ЕБ После Лизы, после моих инфарктов.
ЮР Нет, про инфаркты мы пока ничего не знаем.
ЕБ Но вот инфаркт случился, если я не путаю дату, в апреле 83-го года в Горьком. Первые признаки были в декабре 82-го года, и 83-й год я себя худо чувствовала. И я поехала в Москву, где-то в середине апреля должны были судить Алешу Смирнова-Костерина[139], внука Костерина. И я ехала на суд. Но накануне вечером ко мне пришли Маша Подъяпольская и мама Алеши Костерина и его жена, и мы все это обсуждали. Было известно, что суд в Люблино. А там, чтобы попасть к зданию суда, электричка приходит на платформу, надо подняться, спуститься. И вот я как представила эту лестницу, мне физически плохо стало, и я поняла, что эта лестница будет для меня непреодолимым, а может быть, и последним препятствием. И мне ужасно неудобно было – сидят мама Лешки Костерина, жена.
ЮР Не захотели ехать туда?
ЕБ Я им сказала, что я боюсь, что я не могу физически туда ехать, и я прошу звонить мне, и я буду все сообщать корреспондентам; если выключат у меня телефон, буду ходить вниз, но я не смогу ехать. И я такой стыд испытывала совершенно невозможный.
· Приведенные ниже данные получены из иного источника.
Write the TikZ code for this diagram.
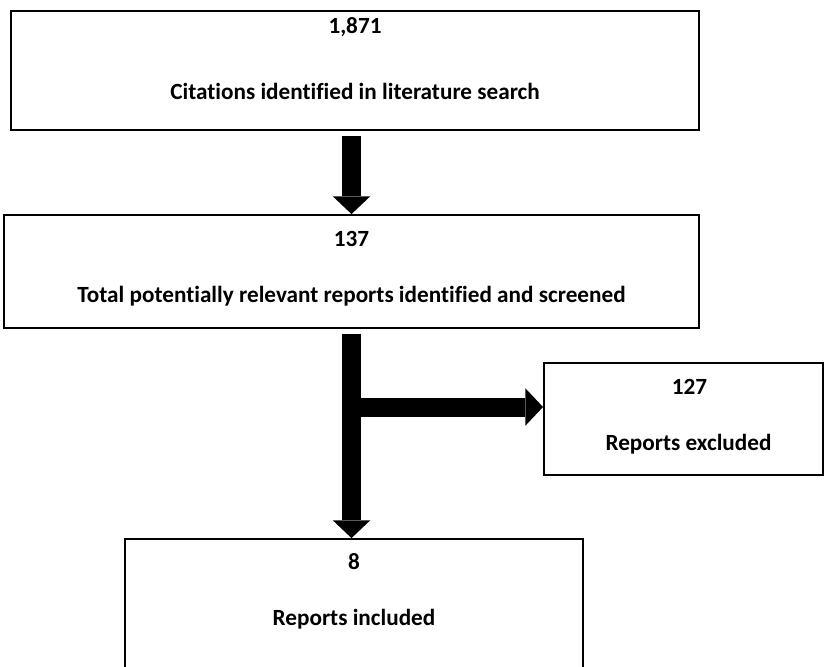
\documentclass[tikz,border=0pt]{standalone}
\usepackage{fontspec}
\setmainfont{Carlito}[Ligatures={NoCommon,NoRare}]
\usepackage{tikz}
\usetikzlibrary{positioning, arrows.meta, calc}

\begin{document}
\begin{tikzpicture}[x=0.03cm, y=-0.03cm,
        every node/.style={align=center},
        box/.style={draw, line width=1.6pt},
        txt/.style={font=\fontsize{19.8}{24}\selectfont\bfseries, inner sep=0pt},
        flow/.style={line width=0.57cm, -{Triangle[width=1.12cm, length=0.53cm, line width=0pt]}}]

        % page 825 x 666
        \clip (0,0) rectangle (825,666);

        % boxes
        \node[box, minimum width=20.64cm, minimum height=3.57cm] (cit) at (355, 70.5)  {};
        \node[box, minimum width=20.85cm, minimum height=3.39cm] (scr) at (351.5, 271.5) {};
        \node[box, minimum width=8.37cm,  minimum height=3.36cm] (exc) at (683.5, 419)  {};
        \node[box, minimum width=13.74cm, minimum height=4.83cm] (inc) at (354, 619.5)  {};

        % texts in the boxes
        \node[txt] (cit-n) at ($(cit.north)+(0,17)$) {1,871};
        \node[txt] (cit-t) at ($(cit.north)+(0,81)$) {Citations identified in literature search};
        \node[txt] (scr-n) at ($(scr.north)+(0,25)$) {137};
        \node[txt] (scr-t) at ($(scr.north)+(0,82)$) {Total potentially relevant reports identified and screened};
        \node[txt] (exc-n) at ($(exc.north)+(6,25)$) {127};
        \node[txt] (exc-t) at ($(exc.north)+(5,82)$) {Reports excluded};
        \node[txt] (inc-n) at ($(inc.north)+(0,24)$) {8};
        \node[txt] (inc-t) at ($(inc.north)+(0,81)$) {Reports included};

        % arrows
        \coordinate (fork) at ([yshift=0.36cm]exc.west);
        \draw[flow, shorten <=0.15cm] (scr.north |- cit.south) -- (scr.north);
        \draw[flow, shorten <=0.15cm] (scr.south) -- (scr.south |- inc.north);
        \draw[flow] (scr.south |- fork) -- (fork);
    \end{tikzpicture}
\end{document}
ЮР А Андрей Дмитриевич там не знал, что вы плохо чувствуете себя?
ЕБ Но он знал, что у меня инфаркт. То есть он не хотел думать, что это инфаркт. Я ему сказала, по всем признакам, температура была на третий день. Все что полагается было, такой студенческий инфаркт, который нельзя не диагностировать. Я себе пантопон колола, в общем сама себя за уши выдергивала из этого.
ЮР Он не умел делать уколы?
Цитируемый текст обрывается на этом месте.